Sheikh Mahmud Shaltut agreed with the independent reasoning of Ibn Taymiyah, Ibn Al-Qayyim and Muhammad ‘Abdu. He said that when a woman’s testimony in the issue of Li‘an is equal to that of a man, it vindicates her capabilities and contradicts what the critics allege. He mentioned that the following verse, ‘And if there are not two men [available], then a man and two women…’ [Al-Baqarah, 2: 282] does not refer to the testimony which a judge uses to pass judgment, but rather stands as guidance [irshad] to the ways whereby dealers can be assured of their rights at the time their transactions are made. This does not mean that the truth cannot be proven by the testimony of one woman, or by the testimony of women without men, or that a judge cannot pass judgment accordingly. What the judge needs is evidence [Al-bayyinah].

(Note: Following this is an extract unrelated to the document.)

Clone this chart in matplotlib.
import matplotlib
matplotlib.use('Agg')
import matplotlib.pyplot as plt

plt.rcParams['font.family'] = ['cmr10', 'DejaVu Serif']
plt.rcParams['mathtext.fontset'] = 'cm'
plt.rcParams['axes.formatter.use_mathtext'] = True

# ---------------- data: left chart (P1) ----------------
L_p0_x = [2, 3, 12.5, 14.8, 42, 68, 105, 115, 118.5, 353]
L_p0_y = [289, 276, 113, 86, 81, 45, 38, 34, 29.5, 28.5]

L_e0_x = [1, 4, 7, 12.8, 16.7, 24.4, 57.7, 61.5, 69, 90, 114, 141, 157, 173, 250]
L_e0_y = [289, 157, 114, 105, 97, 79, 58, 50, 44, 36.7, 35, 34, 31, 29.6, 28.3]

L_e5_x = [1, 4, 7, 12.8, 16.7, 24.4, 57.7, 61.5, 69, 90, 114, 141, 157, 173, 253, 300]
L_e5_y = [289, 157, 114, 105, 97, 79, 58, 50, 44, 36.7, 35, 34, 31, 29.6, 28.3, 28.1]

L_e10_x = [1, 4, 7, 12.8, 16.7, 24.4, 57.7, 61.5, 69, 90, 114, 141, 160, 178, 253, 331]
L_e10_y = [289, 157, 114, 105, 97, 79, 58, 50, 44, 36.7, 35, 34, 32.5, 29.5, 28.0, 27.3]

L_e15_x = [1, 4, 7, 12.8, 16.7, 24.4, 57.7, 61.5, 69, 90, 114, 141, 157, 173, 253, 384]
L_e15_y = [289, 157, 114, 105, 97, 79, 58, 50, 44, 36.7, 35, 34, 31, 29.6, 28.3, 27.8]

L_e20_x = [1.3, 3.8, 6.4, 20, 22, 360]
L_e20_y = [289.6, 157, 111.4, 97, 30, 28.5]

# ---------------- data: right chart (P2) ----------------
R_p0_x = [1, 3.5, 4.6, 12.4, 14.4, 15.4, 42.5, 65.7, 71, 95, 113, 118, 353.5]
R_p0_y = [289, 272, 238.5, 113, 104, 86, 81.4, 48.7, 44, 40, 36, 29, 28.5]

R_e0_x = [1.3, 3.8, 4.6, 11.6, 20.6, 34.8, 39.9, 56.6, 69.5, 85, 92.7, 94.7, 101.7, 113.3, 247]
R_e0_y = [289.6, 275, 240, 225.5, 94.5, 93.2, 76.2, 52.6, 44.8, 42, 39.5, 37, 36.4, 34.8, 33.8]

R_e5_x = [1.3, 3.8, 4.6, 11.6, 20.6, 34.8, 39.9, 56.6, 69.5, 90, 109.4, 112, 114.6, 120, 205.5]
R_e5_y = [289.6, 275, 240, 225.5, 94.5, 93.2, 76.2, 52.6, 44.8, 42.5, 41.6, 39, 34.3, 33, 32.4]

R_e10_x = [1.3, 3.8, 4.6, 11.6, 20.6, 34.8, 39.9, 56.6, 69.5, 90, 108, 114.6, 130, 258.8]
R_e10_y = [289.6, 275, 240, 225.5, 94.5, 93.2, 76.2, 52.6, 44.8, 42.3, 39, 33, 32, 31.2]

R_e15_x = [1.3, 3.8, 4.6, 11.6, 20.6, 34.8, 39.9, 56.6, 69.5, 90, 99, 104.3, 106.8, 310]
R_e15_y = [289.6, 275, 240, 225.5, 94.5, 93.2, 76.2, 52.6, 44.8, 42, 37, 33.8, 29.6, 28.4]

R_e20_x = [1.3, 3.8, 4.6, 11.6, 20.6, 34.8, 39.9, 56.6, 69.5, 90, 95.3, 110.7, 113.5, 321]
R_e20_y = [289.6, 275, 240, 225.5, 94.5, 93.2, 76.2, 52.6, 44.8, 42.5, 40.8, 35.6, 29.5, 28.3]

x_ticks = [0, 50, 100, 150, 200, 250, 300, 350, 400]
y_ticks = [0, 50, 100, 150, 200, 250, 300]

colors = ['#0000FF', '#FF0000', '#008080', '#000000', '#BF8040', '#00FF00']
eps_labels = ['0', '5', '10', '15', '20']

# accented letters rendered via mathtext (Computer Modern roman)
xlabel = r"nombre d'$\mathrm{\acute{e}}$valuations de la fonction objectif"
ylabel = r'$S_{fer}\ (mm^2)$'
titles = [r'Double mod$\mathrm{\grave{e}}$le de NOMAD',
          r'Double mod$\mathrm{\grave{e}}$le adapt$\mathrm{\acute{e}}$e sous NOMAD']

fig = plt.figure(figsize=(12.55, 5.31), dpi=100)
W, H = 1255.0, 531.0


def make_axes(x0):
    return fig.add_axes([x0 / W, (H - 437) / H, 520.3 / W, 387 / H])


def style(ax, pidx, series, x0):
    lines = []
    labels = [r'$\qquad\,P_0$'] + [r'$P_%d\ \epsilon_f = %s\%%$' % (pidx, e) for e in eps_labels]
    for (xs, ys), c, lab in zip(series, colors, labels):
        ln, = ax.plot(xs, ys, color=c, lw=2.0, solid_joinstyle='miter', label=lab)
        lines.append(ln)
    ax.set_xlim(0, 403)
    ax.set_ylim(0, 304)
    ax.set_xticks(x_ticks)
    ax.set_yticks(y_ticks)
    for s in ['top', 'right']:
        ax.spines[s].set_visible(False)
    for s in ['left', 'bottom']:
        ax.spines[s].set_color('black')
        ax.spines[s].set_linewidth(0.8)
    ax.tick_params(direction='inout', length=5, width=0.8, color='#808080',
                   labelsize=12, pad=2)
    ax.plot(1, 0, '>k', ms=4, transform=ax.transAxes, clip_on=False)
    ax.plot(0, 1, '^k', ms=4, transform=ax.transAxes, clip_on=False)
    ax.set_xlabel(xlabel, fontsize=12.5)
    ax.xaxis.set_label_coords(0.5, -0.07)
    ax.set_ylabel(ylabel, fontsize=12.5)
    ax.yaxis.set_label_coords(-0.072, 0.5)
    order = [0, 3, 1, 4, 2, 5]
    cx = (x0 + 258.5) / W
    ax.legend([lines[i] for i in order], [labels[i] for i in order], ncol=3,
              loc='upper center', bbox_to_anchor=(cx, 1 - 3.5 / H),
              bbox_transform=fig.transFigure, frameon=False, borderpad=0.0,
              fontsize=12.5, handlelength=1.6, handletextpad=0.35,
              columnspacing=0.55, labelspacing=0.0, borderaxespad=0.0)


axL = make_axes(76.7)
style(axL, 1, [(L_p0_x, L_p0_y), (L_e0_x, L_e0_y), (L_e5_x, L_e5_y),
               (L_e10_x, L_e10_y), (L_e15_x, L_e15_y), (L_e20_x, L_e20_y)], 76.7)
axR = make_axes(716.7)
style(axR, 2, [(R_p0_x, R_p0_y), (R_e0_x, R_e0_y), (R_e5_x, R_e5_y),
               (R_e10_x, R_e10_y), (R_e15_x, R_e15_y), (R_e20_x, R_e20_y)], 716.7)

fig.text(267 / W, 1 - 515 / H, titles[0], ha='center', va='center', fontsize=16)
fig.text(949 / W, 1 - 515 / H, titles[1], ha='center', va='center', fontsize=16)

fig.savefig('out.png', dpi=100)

Ibn Al-Qayyim stated that Al-bayyinah, according to the Shari‘ah, is more comprehensive than shahadah [testimony]. Anything that reveals the truth is al-bayyinah by which a judge can pass judgment. For example, the judge passes judgment according to conclusive evidence, including the testimony of a non-Muslim if he is assured thereof.

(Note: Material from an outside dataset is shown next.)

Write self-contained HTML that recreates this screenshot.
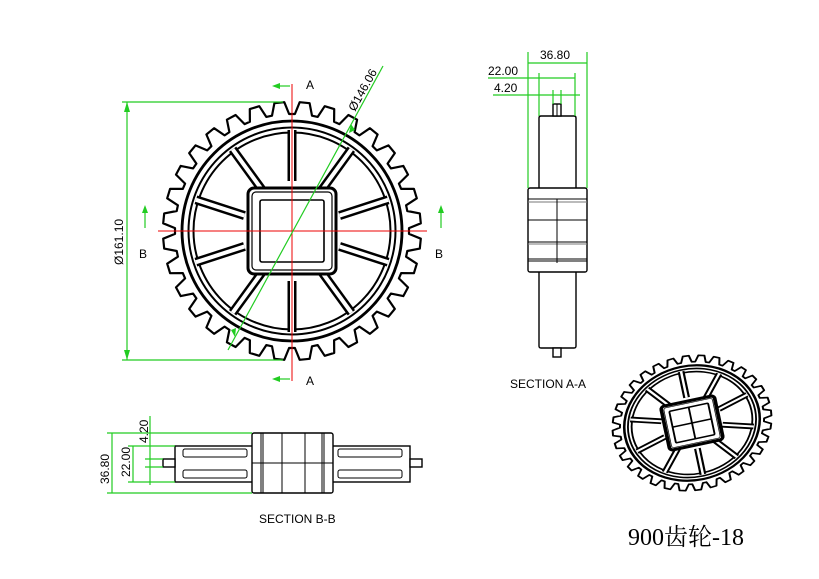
<!DOCTYPE html>
<html><head><meta charset="utf-8"><style>
html,body{margin:0;padding:0;background:#fff;}
svg{display:block;}
text{font-family:"Liberation Sans",sans-serif;fill:#000;}
</style></head><body>
<svg id="s" width="819" height="579" viewBox="0 0 819 579" xmlns="http://www.w3.org/2000/svg">
<g id="gear" transform="translate(292,231)"></g>
<g id="gear2" transform="translate(692,423) rotate(-12) scale(0.62,0.52)"></g>

<!-- centerlines -->
<line x1="292" y1="84" x2="292" y2="381" stroke="#e00" stroke-width="1"/>
<line x1="158" y1="231" x2="427" y2="231" stroke="#e00" stroke-width="1"/>

<g stroke="#2c2" stroke-width="1.2" fill="none">
<line x1="122" y1="102" x2="283" y2="102"/>
<line x1="122" y1="360" x2="283" y2="360"/>
<line x1="127" y1="102" x2="127" y2="360"/>
<line x1="228" y1="350" x2="383" y2="66"/>
<line x1="290" y1="86" x2="278" y2="86"/>
<line x1="290" y1="379" x2="278" y2="379"/>
<line x1="145" y1="228" x2="145" y2="212"/>
<line x1="441" y1="228" x2="441" y2="212"/>
</g>
<g fill="#2c2">
<polygon points="127,102 124,112 130,112"/>
<polygon points="127,360 124,350 130,350"/>
<polygon points="272,86 280,83 280,89"/>
<polygon points="272,379 280,376 280,382"/>
<polygon points="145,205 142,213 148,213"/>
<polygon points="441,205 438,213 444,213"/>
<polygon points="351,124 349,133 355,130"/>
<polygon points="235,337 236,328 231,330"/>
</g>
<text x="0" y="0" font-size="12" transform="translate(123,265) rotate(-90)">Ø161.10</text>
<text x="0" y="0" font-size="12" transform="translate(355,112) rotate(-61)">Ø146.06</text>
<text x="306" y="89" font-size="12">A</text>
<text x="306" y="385" font-size="12">A</text>
<text x="139" y="258" font-size="12">B</text>
<text x="435" y="258" font-size="12">B</text>

<!-- SECTION A-A -->
<g stroke="#000" stroke-width="1.4" fill="#fff">
<path d="M539,188 V118 Q539,116 541,116 H574 Q576,116 576,118 V188"/>
<path d="M539,272 V346 Q539,348 541,348 H574 Q576,348 576,346 V272"/>
<rect x="528" y="188" width="59" height="84" rx="2"/>
<rect x="553" y="104" width="8" height="12"/>
<rect x="553" y="348" width="8" height="9"/>
</g>
<g stroke="#000" stroke-width="1" fill="none">
<line x1="528" y1="199" x2="587" y2="199"/><line x1="528" y1="202" x2="587" y2="202" stroke="#777"/>
<line x1="528" y1="220" x2="587" y2="220"/>
<line x1="528" y1="242" x2="587" y2="242"/><line x1="528" y1="244" x2="587" y2="244" stroke="#777"/>
<line x1="528" y1="259" x2="587" y2="259"/><line x1="528" y1="261" x2="587" y2="261"/>
<line x1="557" y1="199" x2="557" y2="263"/>
<line x1="557" y1="104" x2="557" y2="116"/>
</g>
<g stroke="#2c2" stroke-width="1.2" fill="none">
<line x1="528" y1="52" x2="528" y2="188"/>
<line x1="587" y1="52" x2="587" y2="188"/>
<line x1="528" y1="63" x2="587" y2="63"/>
<line x1="539" y1="73" x2="539" y2="116"/>
<line x1="575" y1="73" x2="575" y2="116"/>
<line x1="488" y1="78" x2="575" y2="78"/>
<line x1="553" y1="90" x2="553" y2="104"/>
<line x1="561" y1="90" x2="561" y2="104"/>
<line x1="493" y1="95" x2="580" y2="95"/>
</g>
<text x="540" y="59" font-size="12">36.80</text>
<text x="488" y="75" font-size="12">22.00</text>
<text x="494" y="92" font-size="12">4.20</text>
<text x="510" y="388" font-size="12">SECTION A-A</text>

<!-- SECTION B-B -->
<g stroke="#000" stroke-width="1.4" fill="#fff">
<rect x="175" y="446" width="78" height="36"/>
<rect x="332" y="446" width="78" height="36"/>
<rect x="163" y="459" width="12" height="8"/>
<rect x="410" y="459" width="12" height="8"/>
<rect x="252" y="433" width="81" height="60" rx="2"/>
</g>
<g stroke="#000" stroke-width="1" fill="none">
<rect x="183" y="449" width="64" height="8" rx="2"/>
<rect x="183" y="470" width="64" height="8" rx="2"/>
<rect x="338" y="449" width="64" height="8" rx="2"/>
<rect x="338" y="470" width="64" height="8" rx="2"/>
<line x1="261" y1="433" x2="261" y2="493"/><line x1="263" y1="433" x2="263" y2="493"/>
<line x1="282" y1="433" x2="282" y2="493"/>
<line x1="305" y1="433" x2="305" y2="493"/>
<line x1="322" y1="433" x2="322" y2="493"/><line x1="324" y1="433" x2="324" y2="493"/>
<line x1="252" y1="463" x2="333" y2="463"/>
</g>
<g stroke="#2c2" stroke-width="1.2" fill="none">
<line x1="107" y1="433" x2="252" y2="433"/>
<line x1="107" y1="493" x2="252" y2="493"/>
<line x1="112" y1="433" x2="112" y2="493"/>
<line x1="128" y1="446" x2="175" y2="446"/>
<line x1="128" y1="482" x2="175" y2="482"/>
<line x1="133" y1="446" x2="133" y2="482"/>
<line x1="145" y1="459" x2="163" y2="459"/>
<line x1="145" y1="467" x2="163" y2="467"/>
<line x1="150" y1="416" x2="150" y2="485"/>
</g>
<text x="0" y="0" font-size="12" transform="translate(109,484) rotate(-90)">36.80</text>
<text x="0" y="0" font-size="12" transform="translate(130,477) rotate(-90)">22.00</text>
<text x="0" y="0" font-size="12" transform="translate(148,443) rotate(-90)">4.20</text>
<text x="259" y="523" font-size="12">SECTION B-B</text>

<text x="628" y="545" font-size="24" style="font-family:'Liberation Serif','Noto Serif CJK SC',serif">900齿轮-18</text>
</svg>
<script>
function build(id, small){
 var g=document.getElementById(id), ns="http://www.w3.org/2000/svg";
 var N=32, P=360/N, pts=[], R1=117, R2=129, d=Math.PI/180;
 for(var i=0;i<N;i++){
  var a=i*P+P/2;
  [[a-4.2,R1],[a-2.2,R2],[a+2.2,R2],[a+4.2,R1]].forEach(function(p){
   pts.push((p[1]*Math.cos(p[0]*d)).toFixed(1)+","+(p[1]*Math.sin(p[0]*d)).toFixed(1));});
 }
 var sw=small?3.2:2.2;
 function el(t,at){var e=document.createElementNS(ns,t);for(var k in at)e.setAttribute(k,at[k]);g.appendChild(e);return e;}
 el("polygon",{points:pts.join(" "),fill:"#fff",stroke:"#000","stroke-width":sw,"stroke-linejoin":"round"});
 el("circle",{r:110,fill:"#fff",stroke:"#000","stroke-width":sw*1.3});
 el("circle",{r:101,fill:"none",stroke:"#000","stroke-width":small?9:7});
 el("circle",{r:101,fill:"none",stroke:"#fff","stroke-width":small?3:3});
 for(var j=0;j<10;j++){
  var a=(90+36*j)*d, x1=50*Math.cos(a), y1=50*Math.sin(a), x2=101*Math.cos(a), y2=101*Math.sin(a);
  el("line",{x1:x1,y1:y1,x2:x2,y2:y2,stroke:"#000","stroke-width":small?11:9});
  el("line",{x1:x1,y1:y1,x2:x2,y2:y2,stroke:"#fff","stroke-width":small?4:4});
 }
 el("rect",{x:-44,y:-43,width:88,height:86,rx:6,fill:"#fff",stroke:"#000","stroke-width":small?6:3});
 el("rect",{x:-40,y:-39,width:80,height:78,rx:4,fill:"none",stroke:"#000","stroke-width":1.2});
 el("rect",{x:-32,y:-31,width:64,height:62,rx:2,fill:"#fff",stroke:"#000","stroke-width":small?3:1.6});
 if(small){
  el("line",{x1:0,y1:-31,x2:0,y2:31,stroke:"#000","stroke-width":3});
  el("line",{x1:-32,y1:0,x2:32,y2:0,stroke:"#000","stroke-width":3});
 }
}
build("gear",false);build("gear2",true);
</script>
</body></html>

Saying that the testimony of two women is equal to that of one man does not mean that she has a weak mind or is inferior to men. This is because, as Sheikh Muhammad ‘Abdu said: ‘Women typically did not participate in financial dealings or commutative contracts and were considered to be weak in these matters. However, in other things, like domestic matters, their memory was considered to be more reliable than a man’s because this was their area of expertise in most cases. It is natural that a person has a stronger memory in relation to the matters of his/her daily tasks.’

The verse addresses what was typical and familiar to most women at that time and is still the same for most women today who still do not participate in financial transactions as often as men. The participation of some women in these areas is regarded as an exception.6

Thus, the misconception about this issue has been refuted and it should be clear that critics are being unfair.